Cleveland Clinic's Genome Centre, in conjunction with IBM, is looking into new ways to treat chronic pain, which affects roughly one in every five Americans. The initiative, led by Feixiong Cheng, PhD, and a team of academics, seeks to develop non-addictive pain therapies through the use of artificial intelligence. The findings, published in Cell Press, emphasise the potential of artificial intelligence in repurposing existing FDA-approved medications for enhanced pain management.

The study uses deep-learning algorithms to discover gut microbiome-derived compounds and already licensed medications that can interact with pain receptors, providing an alternative to opioids. Chronic pain therapy remains difficult due to the hazards associated with opioids, such as serious side effects and addiction. Co-first author Yunguang Qiu, PhD, a postdoctoral fellow in Dr. Cheng's group, stated, "Recent evidence has shown that targeting a subset of pain receptors in G protein-coupled receptors (GPCRs) can provide non-addictive relief." The challenge is to determine how to target those receptors.

 Instead of creating novel compounds, the researchers concentrated on repurposing current medications. Part of this technique involved mapping gut metabolites to identify medication targets. Dr. Qiu and computational scientist Yuxin Yang, PhD, led a team that updated a previous AI algorithm at the Cheng Lab to achieve this. Dr. Yang stated, "Our IBM associates gave us excellent advice on developing sophisticated computational techniques. I appreciate the opportunity to learn from peers in the industry field."

 The study team developed the LISA-CPI technology, which uses artificial intelligence to predict how chemicals attach to pain receptors. As Dr. Cheng put it, "AI can rapidly analyse compound and protein data from imaging, evolutionary, and chemical experiments to predict which compound has the best chance of influencing pain receptors in the right way."

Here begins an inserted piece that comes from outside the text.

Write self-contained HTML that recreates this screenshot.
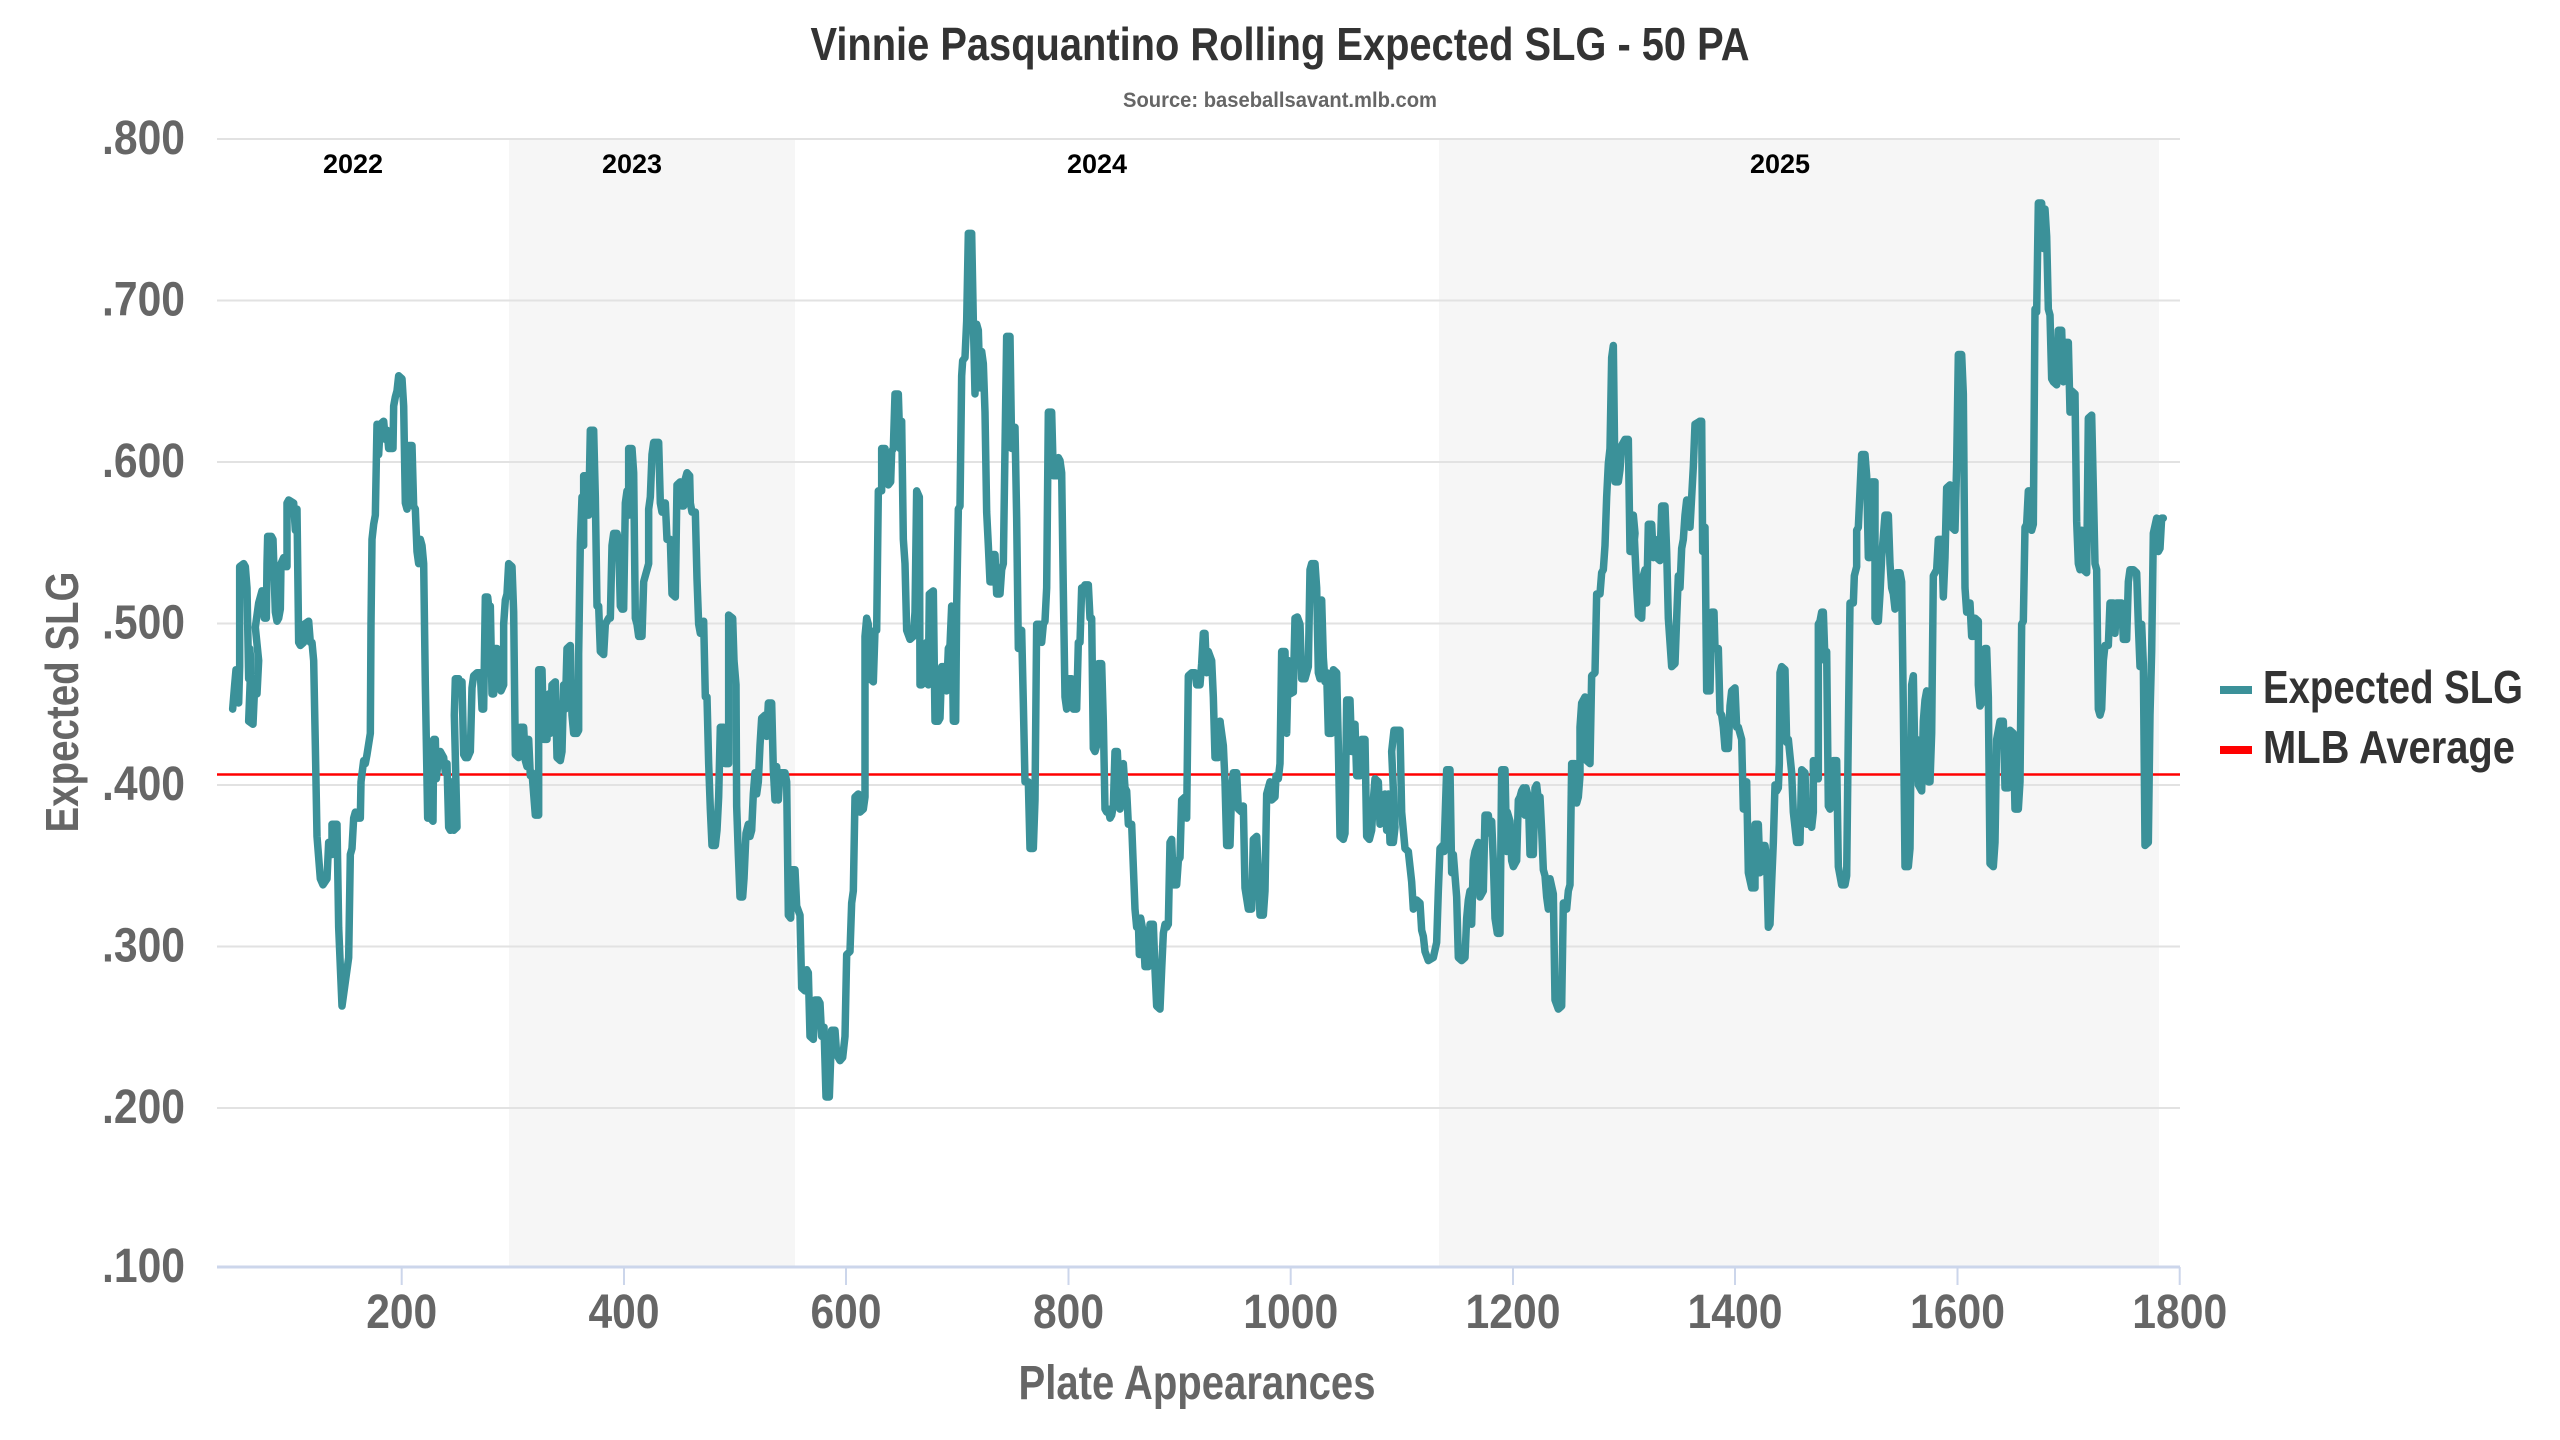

 The scientists evaluated 369 gut microbial metabolites and 2,308 FDA-approved medicines using LISA-CPI, identifying numerous molecules with potential for pain treatment. The technology lightens researchers' experimental burden, allowing them to efficiently examine more medications and substances. Dr. Yang pointed out: "This algorithm's predictions can lessen the experimental burden researchers face when developing a list of candidate drugs for further testing."

 Looking ahead, Dr. Cheng emphasised AI's larger potential in drug discovery, saying, "We believe these foundation models will offer powerful AI technologies to rapidly develop therapeutics for multiple challenging human health issues."